Stan Woosley’s group is seeing Type 1a supernovae in a new light, thanks to two combustion codes, MAESTRO and CASTRO, developed with support from DOE’s Scientific Discovery through Advanced Computing (SciDAC) program.

MAESTRO is a unique, low Mach-number code. This means it’s ideal for modeling not the supernova bang but the sub-sound-speed simmering that for a century precedes stellar detonation and thus defines its conditions.

“With MAESTRO we can follow this simmering flow for hours,” Woosley says. “It can study the ignition phase much better than anyone has done before, or anyone else in the world can do right now.”

When the star’s ready to blow, Woosley’s team turns to CASTRO. It’s a compressible hydrodynamics code with Adaptive Mesh Refinement (AMR) that enables efficient use of petascale computational resources by focusing on the physics of greatest interest – in this case the nuclear flame front.

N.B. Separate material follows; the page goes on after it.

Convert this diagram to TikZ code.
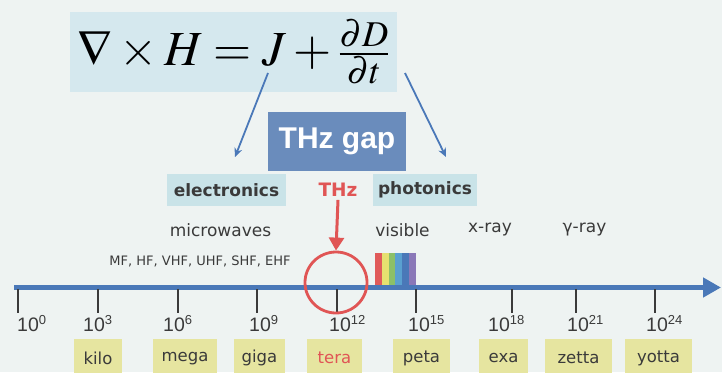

When a white dwarf ignites near its core, the flame itself is only about a micron thick (a human hair is about 50 microns thick) in a star about 2,000 kilometers in radius.

“Turbulence can stir up that very thin flame sheet and make it have very complex topology,” Woosley says. “We don’t resolve all of that topology, but we have to resolve enough of it to get the progress at the flame front right.”

The team’s latest runs with CASTRO on Oak Ridge National Laboratory’s Titan computer achieved a peak resolution of 100 meters using a billion zones, the maximum available with the team’s computational budget.